### [Your goal]
Extract the lines that carry the string "this" from the listing.

### [Material supplied]

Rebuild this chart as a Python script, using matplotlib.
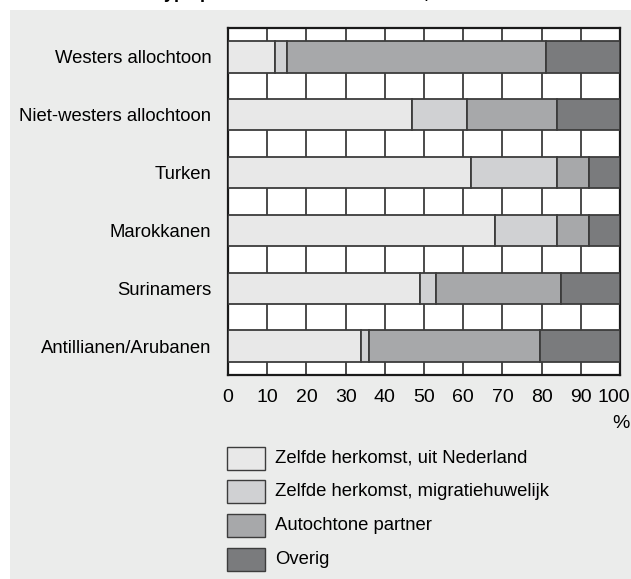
import numpy as np
import matplotlib.pyplot as plt
from matplotlib.patches import Rectangle
from matplotlib.transforms import ScaledTranslation

# Gegevens (percentages)
groepen = ['Westers allochtoon', 'Niet-westers allochtoon', 'Turken',
           'Marokkanen', 'Surinamers', 'Antillianen/Arubanen']
zelfde_nl = [12, 47, 62, 68, 49, 34]
zelfde_migratie = [3, 14, 22, 16, 4, 2]
autochtoon = [66, 23, 8, 8, 32, 43.5]
overig = [19, 16, 8, 8, 15, 20.5]

reeksen = ['Zelfde herkomst, uit Nederland', 'Zelfde herkomst, migratiehuwelijk',
           'Autochtone partner', 'Overig']
kleuren = ['#e8e8e8', '#d0d1d3', '#a7a8aa', '#7a7b7d']
xticks = np.arange(0, 101, 10)

plt.rcParams['font.family'] = ['Liberation Sans', 'DejaVu Sans']

W, H = 631, 579
fig = plt.figure(figsize=(W / 100, H / 100), dpi=100)
fig.patch.set_facecolor('white')

# grijs achtergrondvlak
fig.add_artist(Rectangle((10 / W, 0), 1 - 10 / W, 1 - 10 / H, transform=fig.transFigure,
                         facecolor='#ebeceb', edgecolor='none', zorder=0))

# titel (valt grotendeels buiten de afbeelding, zoals in het origineel)
fig.text(18 / W, 1 + 2 / H, 'Gehuwden naar type partnerkeuze en herkomst, 1999',
         fontsize=13, fontweight='bold', va='baseline', ha='left')

ax = fig.add_axes([228 / W, 1 - 375 / H, 392 / W, 347 / H])
ax.set_facecolor('white')

y = np.arange(len(groepen))
links = np.zeros(len(groepen))
for waarden, kleur in zip([zelfde_nl, zelfde_migratie, autochtoon, overig], kleuren):
    ax.barh(y, waarden, left=links, height=0.54, color=kleur,
            edgecolor='#3c3c3c', linewidth=1.3, zorder=3)
    links += np.array(waarden)

ax.set_xlim(0, 100)
ax.set_ylim(5.5, -0.5)
ax.set_xticks(xticks)
ax.set_xticklabels([str(t) for t in xticks], fontsize=14)
ax.set_yticks(y)
ax.set_yticklabels(groepen, fontsize=13.3)
ax.tick_params(axis='x', length=0, pad=10)
ax.tick_params(axis='y', length=0, pad=12)
ax.xaxis.grid(True, color='#1a1a1a', linewidth=1.1, zorder=1)
ax.set_axisbelow(True)
for s in ax.spines.values():
    s.set_linewidth(1.6)
    s.set_color('#1a1a1a')

# laatste label iets naar links zodat het binnen het beeld blijft
laatste = ax.get_xticklabels()[-1]
laatste.set_transform(laatste.get_transform() + ScaledTranslation(-6 / 100, 0, fig.dpi_scale_trans))

fig.text(621 / W, 1 - 424 / H, '%', fontsize=14, ha='center', va='center')

# legenda
for i, (label, kleur) in enumerate(zip(reeksen, kleuren)):
    yc = 458 + i * 33.7
    fig.add_artist(Rectangle((227 / W, 1 - (yc + 11.5) / H), 38 / W, 23 / H,
                             transform=fig.transFigure, facecolor=kleur,
                             edgecolor='#3c3c3c', linewidth=1.0))
    fig.text(275 / W, 1 - yc / H, label, fontsize=13.3, ha='left', va='center')

fig.savefig('out.png', dpi=100)
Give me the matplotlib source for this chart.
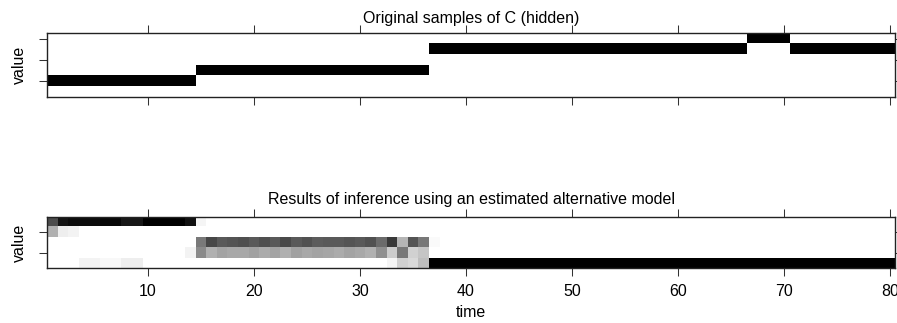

### [Problem solution]
Rebuild this chart as a Python script, using matplotlib.
Give me the matplotlib source for this chart.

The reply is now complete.